[Goal of the exercise]: Reproduce the data below in full and exclude every picture.

[Provided data]:
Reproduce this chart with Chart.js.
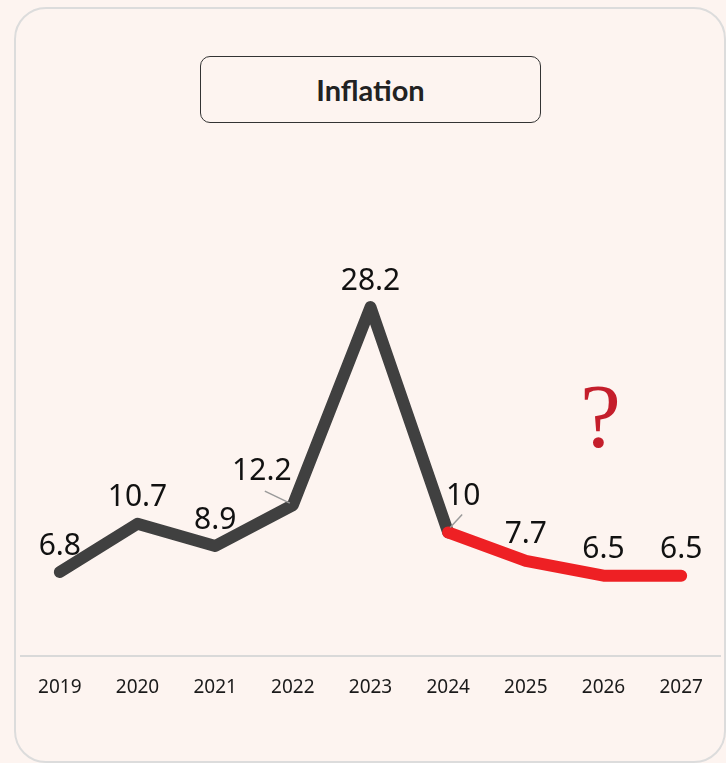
<!DOCTYPE html>
<html>
<head>
<meta charset="utf-8">
<script src="https://cdn.jsdelivr.net/npm/chart.js@4/dist/chart.umd.min.js"></script>
<style>
    html, body { margin: 0; padding: 0; background: #fdf4f0; }
    .page { position: relative; width: 726px; height: 763px; overflow: hidden; background: #fdf4f0; }
    .card {
        position: absolute; left: 14px; top: 7px; width: 708px; height: 752px;
        border: 2px solid #dcdcdc; border-radius: 32px; box-sizing: content-box;
    }
    .title-box {
        position: absolute; left: 200px; top: 56px; width: 339px; height: 65px;
        border: 1px solid #333; border-radius: 10px;
        display: flex; align-items: center; justify-content: center;
        font-family: Lato, sans-serif; font-weight: bold; font-size: 29px; color: #222;
    }
    #chartWrap { position: absolute; left: 0; top: 0; width: 726px; height: 763px; }
</style>
</head>
<body>
<div class="page">
    <div class="card"></div>
    <div class="title-box">Inflation</div>
    <div id="chartWrap"><canvas id="inflationChart"></canvas></div>
</div>
<script>
// data
const years = ['2019', '2020', '2021', '2022', '2023', '2024', '2025', '2026', '2027'];
const inflation = [6.8, 10.7, 8.9, 12.2, 28.2, 10, 7.7, 6.5, 6.5];
const firstForecastIndex = 5; // line turns red from 2024 on

const darkLine = '#404040';
const redLine = '#ee2024';

// label nudges: [dx, dy, leader line?]
const labelShift = {
    3: [-31, -34, true],
    5: [15, -36, true]
};

const valueLabels = {
    id: 'valueLabels',
    afterDatasetsDraw(chart) {
        const ctx = chart.ctx;
        const meta = chart.getDatasetMeta(0);
        ctx.save();
        ctx.font = '30px "Noto Sans", sans-serif';
        ctx.fillStyle = '#111';
        ctx.textAlign = 'center';
        ctx.textBaseline = 'middle';
        meta.data.forEach((pt, i) => {
            let dx = 0, dy = -26, leader = false;
            if (labelShift[i]) {
                [dx, dy, leader] = labelShift[i];
            }
            if (leader) {
                ctx.strokeStyle = '#9a9a9a';
                ctx.lineWidth = 1.5;
                ctx.beginPath();
                if (dx < 0) {
                    ctx.moveTo(pt.x + dx + 3, pt.y + dy + 20);
                    ctx.lineTo(pt.x - 3, pt.y - 2);
                } else {
                    ctx.moveTo(pt.x + 2, pt.y - 5);
                    ctx.lineTo(pt.x + dx - 1, pt.y + dy + 18);
                }
                ctx.stroke();
            }
            ctx.fillText(String(inflation[i]), pt.x + dx, pt.y + dy);
        });

        // the red question mark over the forecast
        const xq = chart.scales.x.getPixelForValue(7);
        ctx.font = '92px "Liberation Serif", serif';
        ctx.fillStyle = '#c41e2b';
        ctx.textBaseline = 'alphabetic';
        ctx.fillText('?', xq - 3, 447);
        ctx.restore();
    }
};

new Chart(document.getElementById('inflationChart').getContext('2d'), {
    type: 'line',
    data: {
        labels: years,
        datasets: [{
            data: inflation,
            borderColor: darkLine,
            borderWidth: 12,
            borderCapStyle: 'round',
            borderJoinStyle: 'round',
            pointRadius: 0,
            tension: 0,
            segment: {
                borderColor: c => c.p0DataIndex >= firstForecastIndex ? redLine : darkLine
            }
        }]
    },
    options: {
        responsive: true,
        maintainAspectRatio: false,
        animation: false,
        events: [],
        layout: { padding: { left: 21, right: 6, top: 161, bottom: 44 } },
        plugins: { legend: { display: false }, tooltip: { enabled: false } },
        scales: {
            x: {
                offset: true,
                grid: { display: false, drawTicks: false },
                border: { display: true, color: '#d9d9d9', width: 2 },
                ticks: {
                    padding: 20,
                    color: '#1a1a1a',
                    font: { family: '"Noto Sans", sans-serif', size: 19 }
                }
            },
            y: {
                display: false,
                min: 0,
                max: 40
            }
        }
    },
    plugins: [valueLabels]
});
</script>
</body>
</html>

[Reply to the exercise]:
Reproduce this chart with Chart.js.
<!DOCTYPE html>
<html>
<head>
<meta charset="utf-8">
<script src="https://cdn.jsdelivr.net/npm/chart.js@4/dist/chart.umd.min.js"></script>
<style>
    html, body { margin: 0; padding: 0; background: #fdf4f0; }
    .page { position: relative; width: 726px; height: 763px; overflow: hidden; background: #fdf4f0; }
    .card {
        position: absolute; left: 14px; top: 7px; width: 708px; height: 752px;
        border: 2px solid #dcdcdc; border-radius: 32px; box-sizing: content-box;
    }
    .title-box {
        position: absolute; left: 200px; top: 56px; width: 339px; height: 65px;
        border: 1px solid #333; border-radius: 10px;
        display: flex; align-items: center; justify-content: center;
        font-family: Lato, sans-serif; font-weight: bold; font-size: 29px; color: #222;
    }
    #chartWrap { position: absolute; left: 0; top: 0; width: 726px; height: 763px; }
</style>
</head>
<body>
<div class="page">
    <div class="card"></div>
    <div class="title-box">Inflation</div>
    <div id="chartWrap"><canvas id="inflationChart"></canvas></div>
</div>
<script>
// data
const years = ['2019', '2020', '2021', '2022', '2023', '2024', '2025', '2026', '2027'];
const inflation = [6.8, 10.7, 8.9, 12.2, 28.2, 10, 7.7, 6.5, 6.5];
const firstForecastIndex = 5; // line turns red from 2024 on

const darkLine = '#404040';
const redLine = '#ee2024';

// label nudges: [dx, dy, leader line?]
const labelShift = {
    3: [-31, -34, true],
    5: [15, -36, true]
};

const valueLabels = {
    id: 'valueLabels',
    afterDatasetsDraw(chart) {
        const ctx = chart.ctx;
        const meta = chart.getDatasetMeta(0);
        ctx.save();
        ctx.font = '30px "Noto Sans", sans-serif';
        ctx.fillStyle = '#111';
        ctx.textAlign = 'center';
        ctx.textBaseline = 'middle';
        meta.data.forEach((pt, i) => {
            let dx = 0, dy = -26, leader = false;
            if (labelShift[i]) {
                [dx, dy, leader] = labelShift[i];
            }
            if (leader) {
                ctx.strokeStyle = '#9a9a9a';
                ctx.lineWidth = 1.5;
                ctx.beginPath();
                if (dx < 0) {
                    ctx.moveTo(pt.x + dx + 3, pt.y + dy + 20);
                    ctx.lineTo(pt.x - 3, pt.y - 2);
                } else {
                    ctx.moveTo(pt.x + 2, pt.y - 5);
                    ctx.lineTo(pt.x + dx - 1, pt.y + dy + 18);
                }
                ctx.stroke();
            }
            ctx.fillText(String(inflation[i]), pt.x + dx, pt.y + dy);
        });

        // the red question mark over the forecast
        const xq = chart.scales.x.getPixelForValue(7);
        ctx.font = '92px "Liberation Serif", serif';
        ctx.fillStyle = '#c41e2b';
        ctx.textBaseline = 'alphabetic';
        ctx.fillText('?', xq - 3, 447);
        ctx.restore();
    }
};

new Chart(document.getElementById('inflationChart').getContext('2d'), {
    type: 'line',
    data: {
        labels: years,
        datasets: [{
            data: inflation,
            borderColor: darkLine,
            borderWidth: 12,
            borderCapStyle: 'round',
            borderJoinStyle: 'round',
            pointRadius: 0,
            tension: 0,
            segment: {
                borderColor: c => c.p0DataIndex >= firstForecastIndex ? redLine : darkLine
            }
        }]
    },
    options: {
        responsive: true,
        maintainAspectRatio: false,
        animation: false,
        events: [],
        layout: { padding: { left: 21, right: 6, top: 161, bottom: 44 } },
        plugins: { legend: { display: false }, tooltip: { enabled: false } },
        scales: {
            x: {
                offset: true,
                grid: { display: false, drawTicks: false },
                border: { display: true, color: '#d9d9d9', width: 2 },
                ticks: {
                    padding: 20,
                    color: '#1a1a1a',
                    font: { family: '"Noto Sans", sans-serif', size: 19 }
                }
            },
            y: {
                display: false,
                min: 0,
                max: 40
            }
        }
    },
    plugins: [valueLabels]
});
</script>
</body>
</html>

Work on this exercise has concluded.